Ketua Komisi Dakwah MUI Ustaz Moh Zaitun Rasmin
mengatakan, bahwa bagi seseorang yang ingin menikah janganlah melalui pacaran,
sebab caranya yang salah akan mempengaruhi keberlangsungan rumah tangganya
kelak. Dalam Islam yang diajarkan adalah melalui ta’aruf.
“Pacaran dalam Islam tidak boleh kecuali yang dimaksud
itu setelah akad nikah. Dalam Islam yang diajarkan untuk memiliki hunbungan
atau ke tahap nikah itu melalui ta’aruf,” kata Rasmin.

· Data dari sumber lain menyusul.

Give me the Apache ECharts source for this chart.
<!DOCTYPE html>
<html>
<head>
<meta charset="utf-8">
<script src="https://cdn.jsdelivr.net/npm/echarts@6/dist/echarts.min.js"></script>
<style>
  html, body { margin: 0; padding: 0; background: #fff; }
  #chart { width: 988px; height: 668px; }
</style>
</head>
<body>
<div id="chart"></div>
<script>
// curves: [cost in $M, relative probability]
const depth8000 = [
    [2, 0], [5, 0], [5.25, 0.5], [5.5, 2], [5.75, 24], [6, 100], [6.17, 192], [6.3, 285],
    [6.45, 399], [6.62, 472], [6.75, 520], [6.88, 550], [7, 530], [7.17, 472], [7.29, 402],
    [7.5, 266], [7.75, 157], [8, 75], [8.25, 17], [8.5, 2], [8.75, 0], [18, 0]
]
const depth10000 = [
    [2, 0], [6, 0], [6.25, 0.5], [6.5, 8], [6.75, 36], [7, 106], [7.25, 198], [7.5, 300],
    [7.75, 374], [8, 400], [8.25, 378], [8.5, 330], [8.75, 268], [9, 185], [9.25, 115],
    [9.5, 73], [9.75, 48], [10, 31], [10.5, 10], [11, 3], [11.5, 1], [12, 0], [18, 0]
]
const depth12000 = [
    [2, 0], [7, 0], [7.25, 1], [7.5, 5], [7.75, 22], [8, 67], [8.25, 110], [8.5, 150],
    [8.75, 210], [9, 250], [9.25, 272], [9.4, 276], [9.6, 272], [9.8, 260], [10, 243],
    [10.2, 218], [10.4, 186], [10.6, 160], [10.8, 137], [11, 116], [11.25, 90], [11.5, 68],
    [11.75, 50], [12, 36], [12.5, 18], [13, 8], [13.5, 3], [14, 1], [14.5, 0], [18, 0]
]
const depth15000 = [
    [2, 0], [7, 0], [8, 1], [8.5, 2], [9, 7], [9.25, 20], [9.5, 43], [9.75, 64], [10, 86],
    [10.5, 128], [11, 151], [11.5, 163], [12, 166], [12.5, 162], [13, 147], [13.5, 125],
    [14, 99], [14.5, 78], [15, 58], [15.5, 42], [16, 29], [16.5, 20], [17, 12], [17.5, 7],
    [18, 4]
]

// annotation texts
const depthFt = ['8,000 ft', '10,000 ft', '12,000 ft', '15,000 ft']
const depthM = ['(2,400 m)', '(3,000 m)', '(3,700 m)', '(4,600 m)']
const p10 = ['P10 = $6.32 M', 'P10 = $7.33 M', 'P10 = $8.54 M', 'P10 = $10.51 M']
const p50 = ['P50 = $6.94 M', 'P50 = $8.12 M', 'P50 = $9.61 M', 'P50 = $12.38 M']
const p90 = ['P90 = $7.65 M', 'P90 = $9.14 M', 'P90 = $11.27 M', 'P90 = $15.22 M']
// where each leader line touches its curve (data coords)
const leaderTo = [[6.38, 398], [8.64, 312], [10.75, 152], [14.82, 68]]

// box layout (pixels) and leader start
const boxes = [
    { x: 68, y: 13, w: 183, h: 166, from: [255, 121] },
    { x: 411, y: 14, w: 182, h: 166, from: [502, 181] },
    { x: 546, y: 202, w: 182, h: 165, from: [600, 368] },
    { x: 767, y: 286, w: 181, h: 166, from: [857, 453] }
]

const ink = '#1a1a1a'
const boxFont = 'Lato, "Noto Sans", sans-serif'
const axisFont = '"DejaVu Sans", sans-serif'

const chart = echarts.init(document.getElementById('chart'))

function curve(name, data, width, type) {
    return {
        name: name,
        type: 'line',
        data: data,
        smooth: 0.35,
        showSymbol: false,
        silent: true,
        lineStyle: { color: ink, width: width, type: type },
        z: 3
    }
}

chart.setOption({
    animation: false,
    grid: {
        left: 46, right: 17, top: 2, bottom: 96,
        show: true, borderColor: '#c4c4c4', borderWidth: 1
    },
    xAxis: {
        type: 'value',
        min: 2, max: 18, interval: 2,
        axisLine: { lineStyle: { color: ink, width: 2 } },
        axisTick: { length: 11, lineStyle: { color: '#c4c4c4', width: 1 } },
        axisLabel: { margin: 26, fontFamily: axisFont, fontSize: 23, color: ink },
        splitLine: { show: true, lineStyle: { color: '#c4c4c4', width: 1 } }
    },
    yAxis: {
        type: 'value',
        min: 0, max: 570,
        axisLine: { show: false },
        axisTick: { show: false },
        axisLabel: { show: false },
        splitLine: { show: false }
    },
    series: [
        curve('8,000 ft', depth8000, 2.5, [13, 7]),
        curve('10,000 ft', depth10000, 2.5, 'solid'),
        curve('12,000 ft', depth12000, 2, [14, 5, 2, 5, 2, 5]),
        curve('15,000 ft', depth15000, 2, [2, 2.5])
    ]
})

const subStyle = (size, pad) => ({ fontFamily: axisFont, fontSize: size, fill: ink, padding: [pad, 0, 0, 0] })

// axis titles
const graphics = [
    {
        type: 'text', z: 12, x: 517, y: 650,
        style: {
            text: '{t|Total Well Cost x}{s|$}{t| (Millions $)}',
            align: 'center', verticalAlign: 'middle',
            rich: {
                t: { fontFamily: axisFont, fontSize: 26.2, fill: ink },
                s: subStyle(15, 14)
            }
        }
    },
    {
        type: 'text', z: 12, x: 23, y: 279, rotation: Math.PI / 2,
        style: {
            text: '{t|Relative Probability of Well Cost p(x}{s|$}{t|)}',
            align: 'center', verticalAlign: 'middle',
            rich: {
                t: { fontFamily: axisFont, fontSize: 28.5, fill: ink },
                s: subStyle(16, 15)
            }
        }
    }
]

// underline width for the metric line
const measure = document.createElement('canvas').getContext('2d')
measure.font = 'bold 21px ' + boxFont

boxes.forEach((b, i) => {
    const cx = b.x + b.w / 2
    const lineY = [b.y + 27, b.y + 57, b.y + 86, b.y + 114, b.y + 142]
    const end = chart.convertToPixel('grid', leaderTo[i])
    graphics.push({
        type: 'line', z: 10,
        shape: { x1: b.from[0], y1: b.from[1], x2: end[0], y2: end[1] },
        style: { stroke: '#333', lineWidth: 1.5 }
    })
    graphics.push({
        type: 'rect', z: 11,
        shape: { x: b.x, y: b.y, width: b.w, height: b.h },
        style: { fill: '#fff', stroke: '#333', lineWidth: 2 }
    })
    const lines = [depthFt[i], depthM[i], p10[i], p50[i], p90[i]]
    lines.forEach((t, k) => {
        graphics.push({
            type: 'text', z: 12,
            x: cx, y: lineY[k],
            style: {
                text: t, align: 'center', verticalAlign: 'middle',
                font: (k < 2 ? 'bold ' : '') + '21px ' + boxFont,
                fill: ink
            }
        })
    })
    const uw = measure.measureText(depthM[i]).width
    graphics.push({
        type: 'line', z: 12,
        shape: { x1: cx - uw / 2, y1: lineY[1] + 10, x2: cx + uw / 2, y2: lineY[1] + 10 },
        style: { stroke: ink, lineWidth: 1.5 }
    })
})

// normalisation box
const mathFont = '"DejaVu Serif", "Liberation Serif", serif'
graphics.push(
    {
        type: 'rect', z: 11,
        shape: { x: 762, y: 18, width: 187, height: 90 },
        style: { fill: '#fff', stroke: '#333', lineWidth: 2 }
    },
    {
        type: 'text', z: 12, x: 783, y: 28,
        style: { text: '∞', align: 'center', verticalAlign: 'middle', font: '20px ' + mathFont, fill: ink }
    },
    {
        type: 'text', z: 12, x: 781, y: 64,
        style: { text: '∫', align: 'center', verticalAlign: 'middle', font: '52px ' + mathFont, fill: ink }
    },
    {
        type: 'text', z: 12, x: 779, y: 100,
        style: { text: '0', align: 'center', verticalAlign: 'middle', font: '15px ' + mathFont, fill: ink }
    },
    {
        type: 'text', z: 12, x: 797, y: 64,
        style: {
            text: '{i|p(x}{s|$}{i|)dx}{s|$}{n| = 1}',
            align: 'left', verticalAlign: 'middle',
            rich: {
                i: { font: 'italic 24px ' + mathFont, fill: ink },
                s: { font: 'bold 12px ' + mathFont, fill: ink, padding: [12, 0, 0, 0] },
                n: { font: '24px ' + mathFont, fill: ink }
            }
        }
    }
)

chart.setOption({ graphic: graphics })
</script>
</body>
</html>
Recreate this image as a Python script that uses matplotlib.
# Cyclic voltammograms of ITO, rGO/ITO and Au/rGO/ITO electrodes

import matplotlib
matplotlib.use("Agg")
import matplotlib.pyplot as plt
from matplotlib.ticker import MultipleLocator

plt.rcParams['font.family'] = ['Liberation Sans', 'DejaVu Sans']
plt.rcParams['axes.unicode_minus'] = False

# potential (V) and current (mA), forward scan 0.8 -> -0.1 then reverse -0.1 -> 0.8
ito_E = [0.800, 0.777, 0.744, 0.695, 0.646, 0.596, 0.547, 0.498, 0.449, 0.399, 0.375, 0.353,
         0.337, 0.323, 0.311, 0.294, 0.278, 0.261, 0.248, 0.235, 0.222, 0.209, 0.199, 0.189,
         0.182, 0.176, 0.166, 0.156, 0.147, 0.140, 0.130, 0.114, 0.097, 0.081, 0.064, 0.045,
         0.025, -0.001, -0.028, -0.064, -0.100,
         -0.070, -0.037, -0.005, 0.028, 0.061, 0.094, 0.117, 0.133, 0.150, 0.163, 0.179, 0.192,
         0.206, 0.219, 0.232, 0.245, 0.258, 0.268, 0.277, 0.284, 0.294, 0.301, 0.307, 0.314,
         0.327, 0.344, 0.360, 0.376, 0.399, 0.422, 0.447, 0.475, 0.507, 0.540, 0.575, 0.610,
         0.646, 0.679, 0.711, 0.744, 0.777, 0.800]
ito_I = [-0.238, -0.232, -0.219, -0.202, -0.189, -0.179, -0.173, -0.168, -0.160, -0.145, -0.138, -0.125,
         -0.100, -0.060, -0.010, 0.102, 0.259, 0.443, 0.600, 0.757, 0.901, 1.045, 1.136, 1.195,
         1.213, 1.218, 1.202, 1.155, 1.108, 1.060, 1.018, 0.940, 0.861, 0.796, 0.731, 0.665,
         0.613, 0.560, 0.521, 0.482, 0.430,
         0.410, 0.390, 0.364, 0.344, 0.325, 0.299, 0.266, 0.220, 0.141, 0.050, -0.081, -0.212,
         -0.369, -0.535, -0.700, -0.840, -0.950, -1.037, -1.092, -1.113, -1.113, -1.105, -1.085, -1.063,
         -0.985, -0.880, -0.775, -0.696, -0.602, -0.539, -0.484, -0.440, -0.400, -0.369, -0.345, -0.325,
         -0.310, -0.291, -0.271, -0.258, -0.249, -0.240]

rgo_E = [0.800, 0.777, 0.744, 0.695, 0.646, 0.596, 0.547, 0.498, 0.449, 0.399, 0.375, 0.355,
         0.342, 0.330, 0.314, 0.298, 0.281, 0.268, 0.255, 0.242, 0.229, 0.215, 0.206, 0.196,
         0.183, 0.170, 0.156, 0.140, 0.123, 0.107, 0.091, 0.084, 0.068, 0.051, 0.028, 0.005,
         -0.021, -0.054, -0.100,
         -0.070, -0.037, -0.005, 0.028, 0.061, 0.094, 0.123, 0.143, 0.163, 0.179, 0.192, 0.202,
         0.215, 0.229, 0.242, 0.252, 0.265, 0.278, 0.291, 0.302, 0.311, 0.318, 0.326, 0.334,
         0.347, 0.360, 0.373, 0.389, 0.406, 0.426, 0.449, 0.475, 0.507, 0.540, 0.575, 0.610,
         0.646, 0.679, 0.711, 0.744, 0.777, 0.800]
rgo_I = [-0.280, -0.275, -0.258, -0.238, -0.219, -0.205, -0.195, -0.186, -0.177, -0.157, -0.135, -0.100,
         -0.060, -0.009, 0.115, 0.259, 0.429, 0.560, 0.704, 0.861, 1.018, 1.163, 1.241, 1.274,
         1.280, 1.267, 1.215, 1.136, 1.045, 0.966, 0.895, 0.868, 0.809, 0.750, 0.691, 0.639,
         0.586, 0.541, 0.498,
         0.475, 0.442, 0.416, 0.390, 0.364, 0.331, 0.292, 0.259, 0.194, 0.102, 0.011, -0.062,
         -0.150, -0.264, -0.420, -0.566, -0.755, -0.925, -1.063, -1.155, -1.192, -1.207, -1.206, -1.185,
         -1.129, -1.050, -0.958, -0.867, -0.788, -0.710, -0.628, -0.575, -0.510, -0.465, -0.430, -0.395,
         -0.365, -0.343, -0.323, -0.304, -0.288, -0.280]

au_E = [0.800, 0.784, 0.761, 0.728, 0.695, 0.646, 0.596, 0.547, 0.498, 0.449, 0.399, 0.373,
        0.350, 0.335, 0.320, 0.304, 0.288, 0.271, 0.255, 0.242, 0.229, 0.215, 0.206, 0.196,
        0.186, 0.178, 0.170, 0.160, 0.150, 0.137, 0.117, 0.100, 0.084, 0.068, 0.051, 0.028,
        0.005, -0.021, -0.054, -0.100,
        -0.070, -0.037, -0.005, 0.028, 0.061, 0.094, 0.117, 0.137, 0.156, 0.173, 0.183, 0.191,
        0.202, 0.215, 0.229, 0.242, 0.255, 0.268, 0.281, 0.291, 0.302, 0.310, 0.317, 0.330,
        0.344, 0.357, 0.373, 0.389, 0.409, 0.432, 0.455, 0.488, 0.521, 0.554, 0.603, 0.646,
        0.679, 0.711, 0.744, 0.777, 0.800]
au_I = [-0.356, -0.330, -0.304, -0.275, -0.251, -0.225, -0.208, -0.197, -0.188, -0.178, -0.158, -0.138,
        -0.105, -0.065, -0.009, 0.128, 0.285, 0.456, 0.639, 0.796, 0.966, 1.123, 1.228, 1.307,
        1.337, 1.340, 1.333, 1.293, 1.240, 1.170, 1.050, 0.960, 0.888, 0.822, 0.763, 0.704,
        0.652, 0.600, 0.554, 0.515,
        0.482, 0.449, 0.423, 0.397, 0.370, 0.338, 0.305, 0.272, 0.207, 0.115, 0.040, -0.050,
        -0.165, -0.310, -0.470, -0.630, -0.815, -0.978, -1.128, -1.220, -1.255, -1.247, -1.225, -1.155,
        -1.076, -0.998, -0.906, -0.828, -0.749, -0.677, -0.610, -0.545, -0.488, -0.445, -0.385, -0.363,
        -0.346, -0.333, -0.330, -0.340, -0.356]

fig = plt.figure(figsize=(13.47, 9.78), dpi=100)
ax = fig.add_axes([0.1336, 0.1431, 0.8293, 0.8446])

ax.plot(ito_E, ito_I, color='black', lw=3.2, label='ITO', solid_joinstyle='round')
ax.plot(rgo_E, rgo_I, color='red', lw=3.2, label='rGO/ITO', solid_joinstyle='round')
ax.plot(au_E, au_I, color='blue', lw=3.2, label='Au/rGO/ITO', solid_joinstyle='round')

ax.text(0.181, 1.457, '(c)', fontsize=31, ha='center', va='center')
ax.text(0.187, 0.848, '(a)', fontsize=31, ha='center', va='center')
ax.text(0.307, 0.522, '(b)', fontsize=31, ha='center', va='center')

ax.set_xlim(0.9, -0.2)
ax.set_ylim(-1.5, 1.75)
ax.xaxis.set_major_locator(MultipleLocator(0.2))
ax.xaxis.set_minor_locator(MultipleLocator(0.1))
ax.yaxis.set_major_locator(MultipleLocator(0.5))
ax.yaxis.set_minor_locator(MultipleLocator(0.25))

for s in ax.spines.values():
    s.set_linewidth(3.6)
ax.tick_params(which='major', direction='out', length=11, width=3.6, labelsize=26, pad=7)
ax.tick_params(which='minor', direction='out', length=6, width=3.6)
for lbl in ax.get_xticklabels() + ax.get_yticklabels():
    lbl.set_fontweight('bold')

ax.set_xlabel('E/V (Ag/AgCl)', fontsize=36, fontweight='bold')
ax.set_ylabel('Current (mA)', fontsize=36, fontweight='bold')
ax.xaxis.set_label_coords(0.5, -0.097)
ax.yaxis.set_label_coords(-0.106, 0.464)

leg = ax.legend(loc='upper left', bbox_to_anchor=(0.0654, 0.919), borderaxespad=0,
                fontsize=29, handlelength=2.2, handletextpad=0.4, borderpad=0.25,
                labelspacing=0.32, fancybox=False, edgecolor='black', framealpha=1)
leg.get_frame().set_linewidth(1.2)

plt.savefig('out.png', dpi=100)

Menikah adalah suatu ibadah yang dicontohkan Rasulullah,
namun caranya dengan melalui pacaran tidak pernah dicontohkan oleh beliau.
Banyak sekali mudharat dari berpacaran, sebab perbuatan itu salah satu jalan
untuk melakukan zina.
Sedang Allah jelas-jelas melarang untuk sekedar
mendekatinya, seperti difirmankan oleh-Nya dalam Surat al-Isra ayat 32 : “Dan janganlah kamu mendekati zina; (zina) itu
sungguh suatu perbuatan keji, dan suatu jalan yang buruk.”
Ustaz Rasmin menjelaskan, bahwa proses ta’aruf,
seseorang dapat melibatkan orang-orang terdekat untuk membantu mencarikan
calon. Orang-orang terdekat dirasa lebih tindak tanduk orang bersangkutan dan
dapat mencarikan calon yanng sesuai dengan kriterianya.
“Dalam mencari yang terbaik dibantu dengan orang tua,
wali, sahabat yang dipercaya lalu dipertemukan itu boleh melihat, ngobrol, dan
kesempatan untuk berfikir. Kemudian pihak laki-laki melamar secara resmi dan
setelah cocok menentukan maharnya selanjutnya menikah,” kata Rasmin.
Dalam ta’aruf tidak ada pemaksaan, jika belum cocok salah satu pihak boleh saja menolak. Namun ketika keduanya cocok, maka dapat dilanjutkan ke tahap berikutnya yakni pihak laki-laki melamar dan berujung pada pernikahan.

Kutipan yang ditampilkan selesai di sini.